Outside the Sporting Club dozens of snowmobiles and ice shacks dot the lake. Inside the shelves are lined with helmets and the walls with antlers. We are guided to the lounge for appetizers and drinks and order our meal. The lounge is packed and conversations in both French and English fill the room. We’re guided to our table and Jocelyn and I are instructed to sit side-by-side. A stack of hot ployes (the classic Acadian buckwheat pancakes) are brought to the table with maple syrup. Oskar is thrilled and so am I. Next we’re delivered plates of pressure-fried chicken sized for a Viking feast, and feast we do. On full stomachs we head back to town, passing a couple of large, illuminated crosses bearing witness to the stillness of the St. John River.

Sunday
9:00 a.m. @ 10th Mountain Ski Club  Our trip would not be complete without hitting the trails at the 10th Mountain Ski Club, a world-class biathlon destination with over 25 kilometers of trails. And the trails are superb.

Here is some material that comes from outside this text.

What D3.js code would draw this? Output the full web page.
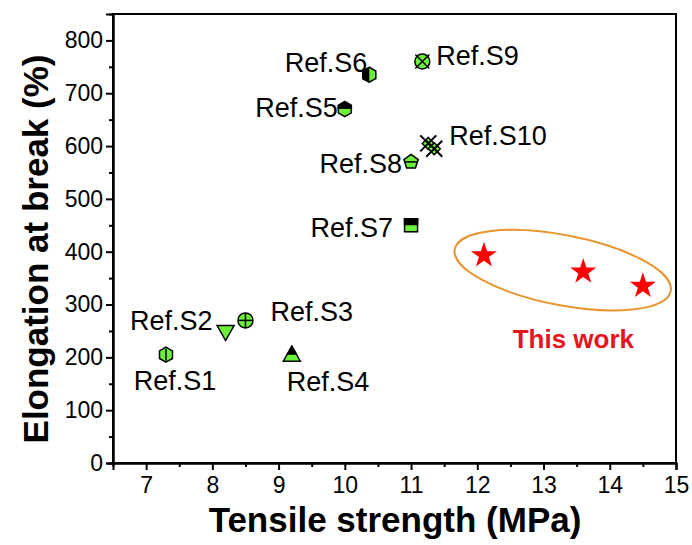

Later on in the day is the Deprey Classic, the kickoff of the 2013 Aroostook Cup—a popular series of races in the area.

10:30 a.m. @ Swamp Buck

Restaurant and Lodge  The rustic decor of the Swamp Buck grabs you when you walk in: pine covers the walls and ceiling and the light fixtures are made from antlers. We all go in for eggs, home fries, and bacon. The menu looks great for dinner, something we’ll look forward to next time.

11:00 a.m. on the road home

On our way out of town we pass by the University of Maine at Fort Kent campus, the one-screen Century Theatre, and the Bouchard Family Farm (makers of ployes—we grabbed a bag earlier). We miss Sunday mass traffic but notice that all the restaurants are now busy. Our drive back home is gorgeous with sweeping views of open country. I’m looking forward to heading back to Fort Kent and turning over a few more stones.